Turbulence Properties of High and Low Swirl In-Cylinder Flows
Date Published: 2002-10-21
Paper Number:2002-01-2841
DOI: 10.4271/2002-01-2841
Citation:
Funk, C., Sick, V., Reuss, D., and Dahm, W., "Turbulence Properties of High and Low Swirl In-Cylinder Flows," SAE Technical Paper 2002-01-2841, 2002, doi:10.4271/2002-01-2841.
In previous work, Reuss [
1
] studied the cycle-to-cycle variation in the large-scale velocity structures of high and low-swirl in-cylinder flows of an IC engine. The vector flow fields were obtained from PIV measurements in a two-valve, pancake-shaped, Transparent Combustion Chamber (TCC) engine.
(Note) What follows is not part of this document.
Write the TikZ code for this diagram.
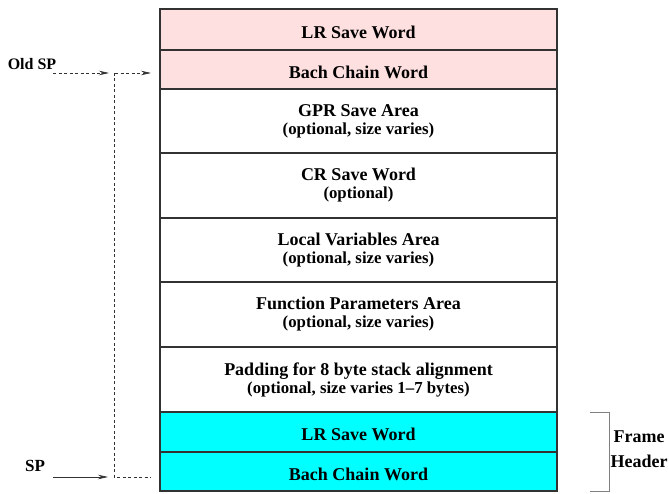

In this study, the Reynolds-decomposed turbulence properties such as kinetic energy, length scales, and dissipation rate were directly measured for the two cases. The results demonstrate that, at TDC compression, the low-swirl flow is dominated by turbulence at the largest scales, whereas the high-swirl flow has a considerably lower turbulence Reynolds number. The dissipation rate and length scale calculated from mixing-length theory greatly exceeded the dissipation computed from the 2-D velocity-gradients and integral-length scales computed from the autocorrelation, respectively.